Dr. Erika Lederman, Cataloguer of photographs, Victoria and Albert Museum, London, United Kingdom

Armour and Lace: Women Photographers in Nineteenth-Century Institutions

This paper reconstructs and investigates the unrecognized careers of nineteenth-century women institutional photographers in Europe and the United States. It identifies their contributions documenting institutional collections and their important and influential role in Victorian networks of knowledge production.

The paper focuses on the material evidence of these women’s careers and critically analyses it within the social and professional contexts in which these women lived and worked when the status of women in Europe and the US was undergoing rapid change. Collectively, the professional narratives excavated in this paper reveal that despite the social barriers women faced, women photographers were practicing institutional photography, frequently working as embedded members of institutional organizations. To this point, this presentation defines these women’s relationships with key players in nineteenth-century visual culture circles. Uncovering these relationships enriches not only our understanding of Victorian networks of knowledge production but demonstrates how women negotiated access to these networks.

The women and institutions examined is this paper include Louise Laffon at the Louvre, Paris; Jane Clifford at the Prado Museum and Royal Collection, Madrid; Isabel Agnes Cowper and Julia Margaret Cameron at the South Kensington Museum/Victoria & Albert Museum; Marian Reynolds at the Royal Institution and the Natural History Museum, London; Alice Everett, Edith Rix and Annie Russell, all at the Royal Observatory, Greenwich; Louisa Bernie Gallaher at the Smithsonian Museum, Washington, D.C.

The paper establishes that women not only played a role in the formation of institutional photographic collections, but that museum photography was a career for women. It is a challenge to histories of photography regarding women photographers in the nineteenth century (most of which tend to focus on the “lady amateurs”) and adds nuance to prevailing narratives on the status of professional women in the nineteenth century.

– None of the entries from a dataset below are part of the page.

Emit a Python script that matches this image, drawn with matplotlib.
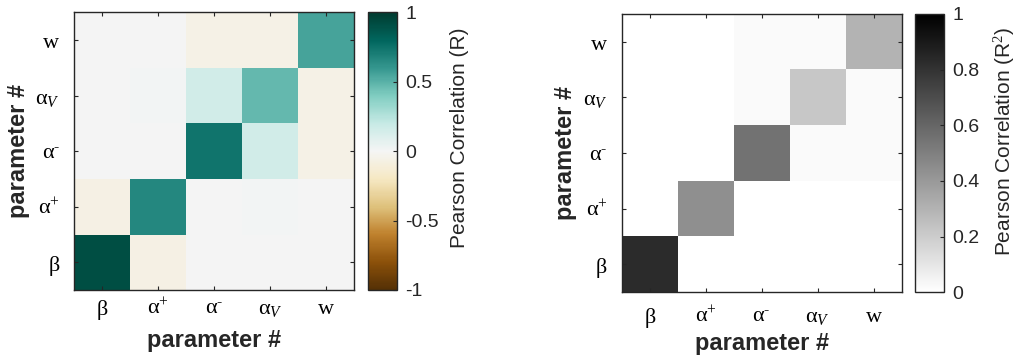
import numpy as np
import matplotlib
matplotlib.use('Agg')
import matplotlib.pyplot as plt

# Nombres de los parámetros del modelo (orden de filas y columnas, de abajo hacia arriba)
parametros = [r'$\mathrm{β}$', r'$\mathrm{α}^{+}$', r'$\mathrm{α}^{‐}$', r'$\mathrm{α}_{V}$', r'$\mathrm{w}$']

# Correlación de Pearson (R) entre parámetros generados y recuperados
fila_beta   = [0.91, -0.07, 0.00, 0.00, 0.00]
fila_alfa_p = [-0.07, 0.66, 0.00, 0.01, 0.00]
fila_alfa_n = [0.00, 0.00, 0.74, 0.15, -0.06]
fila_alfa_v = [0.00, 0.01, 0.15, 0.47, -0.06]
fila_w      = [0.00, 0.00, -0.06, -0.06, 0.55]

# R^2
r2_beta   = [0.83, 0.00, 0.00, 0.00, 0.00]
r2_alfa_p = [0.00, 0.44, 0.00, 0.00, 0.00]
r2_alfa_n = [0.00, 0.00, 0.55, 0.02, 0.02]
r2_alfa_v = [0.00, 0.00, 0.02, 0.22, 0.02]
r2_w      = [0.00, 0.00, 0.02, 0.02, 0.30]

matriz_r = np.array([fila_beta, fila_alfa_p, fila_alfa_n, fila_alfa_v, fila_w])
matriz_r2 = np.array([r2_beta, r2_alfa_p, r2_alfa_n, r2_alfa_v, r2_w])

plt.rcParams['font.family'] = ['Liberation Sans', 'DejaVu Sans']
plt.rcParams['mathtext.fontset'] = 'custom'
plt.rcParams['mathtext.rm'] = 'Liberation Serif'
plt.rcParams['mathtext.it'] = 'Liberation Serif:italic'
plt.rcParams['axes.edgecolor'] = '#262626'
plt.rcParams['xtick.color'] = '#262626'
plt.rcParams['ytick.color'] = '#262626'

gris = '#262626'

fig = plt.figure(figsize=(10.18, 3.56), dpi=100)


def mapa(pos_ax, pos_cb, matriz, cmap, vmin, vmax, ticks_cb, etiqueta_cb,
         pad_x, pad_xlabel, y_etiqueta, pad_cb):
    ax = fig.add_axes(pos_ax)
    im = ax.imshow(matriz, cmap=cmap, vmin=vmin, vmax=vmax, origin='lower',
                   aspect='auto', interpolation='nearest')
    ax.set_xticks(range(len(parametros)))
    ax.set_yticks(range(len(parametros)))
    ax.set_xticklabels(parametros, fontsize=16, color='k')
    ax.set_yticklabels(parametros, fontsize=16, color='k')
    ax.tick_params(direction='in', top=True, right=True, length=3, width=0.8)
    ax.tick_params(axis='x', pad=pad_x)
    ax.tick_params(axis='y', pad=10)
    ax.set_xlabel('parameter #', fontsize=17, fontweight='bold', color=gris, labelpad=pad_xlabel)
    ax.set_ylabel('parameter #', fontsize=17, fontweight='bold', color=gris, labelpad=4)
    for s in ax.spines.values():
        s.set_linewidth(1.0)

    cax = fig.add_axes(pos_cb)
    cb = fig.colorbar(im, cax=cax, ticks=ticks_cb)
    cb.ax.tick_params(direction='in', length=3, width=0.8, labelsize=14, labelcolor=gris, pad=6)
    cb.ax.set_yticklabels([('%g' % t) for t in ticks_cb])
    cb.outline.set_linewidth(1.0)
    cb.set_label(etiqueta_cb, fontsize=15, color=gris, labelpad=pad_cb)
    cb.ax.yaxis.label.set_y(y_etiqueta)
    return ax


mapa([0.0727, 0.1854, 0.2750, 0.780], [0.3615, 0.1854, 0.0285, 0.780],
     matriz_r, 'BrBG', -1, 1, [-1, -0.5, 0, 0.5, 1], 'Pearson Correlation (R)',
     6, 5, 0.55, 8)
mapa([0.6107, 0.1790, 0.2750, 0.782], [0.8988, 0.1790, 0.0285, 0.782],
     matriz_r2, 'gray_r', 0, 1, [0, 0.2, 0.4, 0.6, 0.8, 1], r'Pearson Correlation (R$^2$)',
     10, 1, 0.54, 9)

plt.savefig('out.png', dpi=100)
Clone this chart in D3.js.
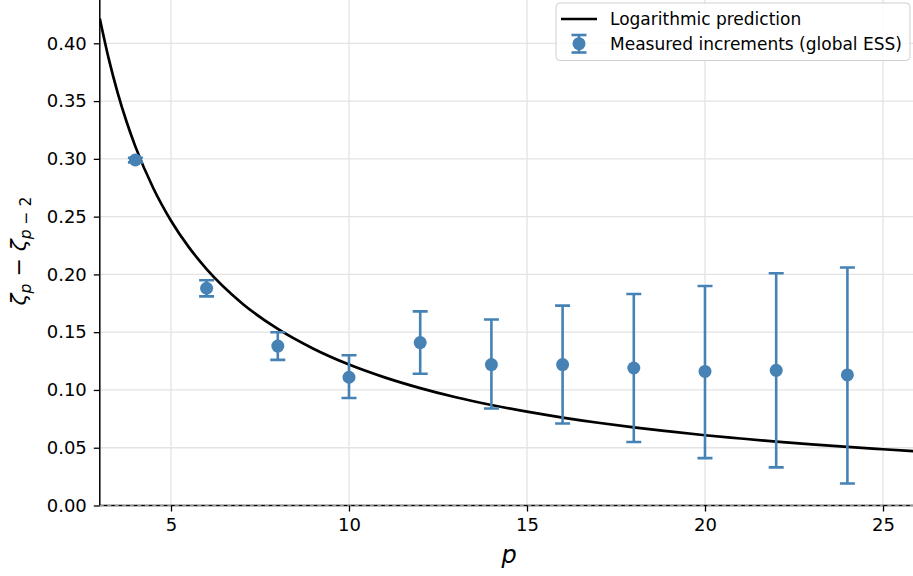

Erika Lederman is a cataloguer of photographs at the V&A, a role she has held for 15 years. She was the Researcher for the 2015-16 traveling V&A exhibition ‘Julia Margaret Cameron’, curated by Dr Marta Weiss. In 2024 she was awarded a PhD from the V&A/De Montfort University, as part of the AHRC Collaborative Doctoral Award programme. Her dissertation focussed on nineteenth century women institutional photographers, which she is currently developing with V&A Publishing into a book scheduled for publication in 2026.